Output the full listing below exactly, without the pictures.

## start

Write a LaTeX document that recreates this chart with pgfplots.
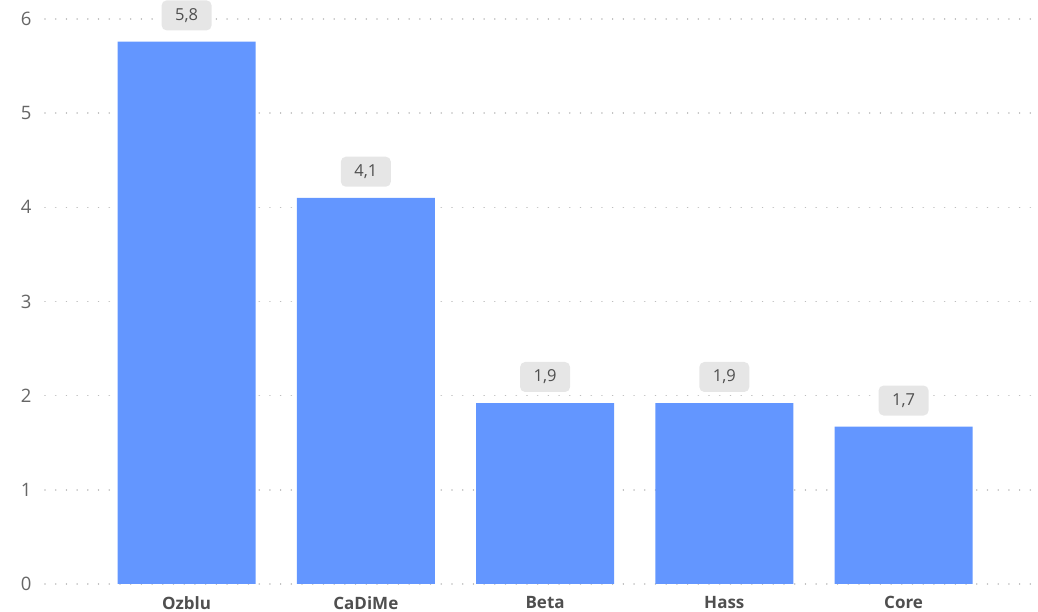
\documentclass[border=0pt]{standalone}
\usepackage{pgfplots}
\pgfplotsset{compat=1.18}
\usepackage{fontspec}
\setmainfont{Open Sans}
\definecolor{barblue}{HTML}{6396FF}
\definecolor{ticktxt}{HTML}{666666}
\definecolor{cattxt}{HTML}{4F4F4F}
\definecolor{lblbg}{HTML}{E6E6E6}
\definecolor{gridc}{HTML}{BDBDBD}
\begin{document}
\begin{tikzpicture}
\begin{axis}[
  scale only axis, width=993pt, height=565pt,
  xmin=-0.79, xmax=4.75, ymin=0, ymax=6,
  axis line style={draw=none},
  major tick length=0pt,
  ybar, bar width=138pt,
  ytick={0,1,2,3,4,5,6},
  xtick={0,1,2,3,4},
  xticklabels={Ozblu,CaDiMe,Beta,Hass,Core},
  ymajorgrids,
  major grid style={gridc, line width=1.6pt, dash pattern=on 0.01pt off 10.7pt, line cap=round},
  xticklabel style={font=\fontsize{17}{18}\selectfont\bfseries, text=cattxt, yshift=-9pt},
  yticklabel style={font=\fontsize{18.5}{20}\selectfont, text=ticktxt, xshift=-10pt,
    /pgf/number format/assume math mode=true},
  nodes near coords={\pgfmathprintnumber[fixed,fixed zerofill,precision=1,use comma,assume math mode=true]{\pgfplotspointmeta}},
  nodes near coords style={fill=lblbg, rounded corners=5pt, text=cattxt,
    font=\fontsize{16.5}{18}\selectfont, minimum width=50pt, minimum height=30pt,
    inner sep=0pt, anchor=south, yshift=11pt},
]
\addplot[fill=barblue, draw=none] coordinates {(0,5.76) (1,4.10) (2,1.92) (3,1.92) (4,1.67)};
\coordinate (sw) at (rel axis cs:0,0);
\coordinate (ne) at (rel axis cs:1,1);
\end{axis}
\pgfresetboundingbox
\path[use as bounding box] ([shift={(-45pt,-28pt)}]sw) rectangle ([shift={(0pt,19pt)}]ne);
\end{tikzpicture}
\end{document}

## end

▸ **Output of the task**
Write a LaTeX document that recreates this chart with pgfplots.
\documentclass[border=0pt]{standalone}
\usepackage{pgfplots}
\pgfplotsset{compat=1.18}
\usepackage{fontspec}
\setmainfont{Open Sans}
\definecolor{barblue}{HTML}{6396FF}
\definecolor{ticktxt}{HTML}{666666}
\definecolor{cattxt}{HTML}{4F4F4F}
\definecolor{lblbg}{HTML}{E6E6E6}
\definecolor{gridc}{HTML}{BDBDBD}
\begin{document}
\begin{tikzpicture}
\begin{axis}[
  scale only axis, width=993pt, height=565pt,
  xmin=-0.79, xmax=4.75, ymin=0, ymax=6,
  axis line style={draw=none},
  major tick length=0pt,
  ybar, bar width=138pt,
  ytick={0,1,2,3,4,5,6},
  xtick={0,1,2,3,4},
  xticklabels={Ozblu,CaDiMe,Beta,Hass,Core},
  ymajorgrids,
  major grid style={gridc, line width=1.6pt, dash pattern=on 0.01pt off 10.7pt, line cap=round},
  xticklabel style={font=\fontsize{17}{18}\selectfont\bfseries, text=cattxt, yshift=-9pt},
  yticklabel style={font=\fontsize{18.5}{20}\selectfont, text=ticktxt, xshift=-10pt,
    /pgf/number format/assume math mode=true},
  nodes near coords={\pgfmathprintnumber[fixed,fixed zerofill,precision=1,use comma,assume math mode=true]{\pgfplotspointmeta}},
  nodes near coords style={fill=lblbg, rounded corners=5pt, text=cattxt,
    font=\fontsize{16.5}{18}\selectfont, minimum width=50pt, minimum height=30pt,
    inner sep=0pt, anchor=south, yshift=11pt},
]
\addplot[fill=barblue, draw=none] coordinates {(0,5.76) (1,4.10) (2,1.92) (3,1.92) (4,1.67)};
\coordinate (sw) at (rel axis cs:0,0);
\coordinate (ne) at (rel axis cs:1,1);
\end{axis}
\pgfresetboundingbox
\path[use as bounding box] ([shift={(-45pt,-28pt)}]sw) rectangle ([shift={(0pt,19pt)}]ne);
\end{tikzpicture}
\end{document}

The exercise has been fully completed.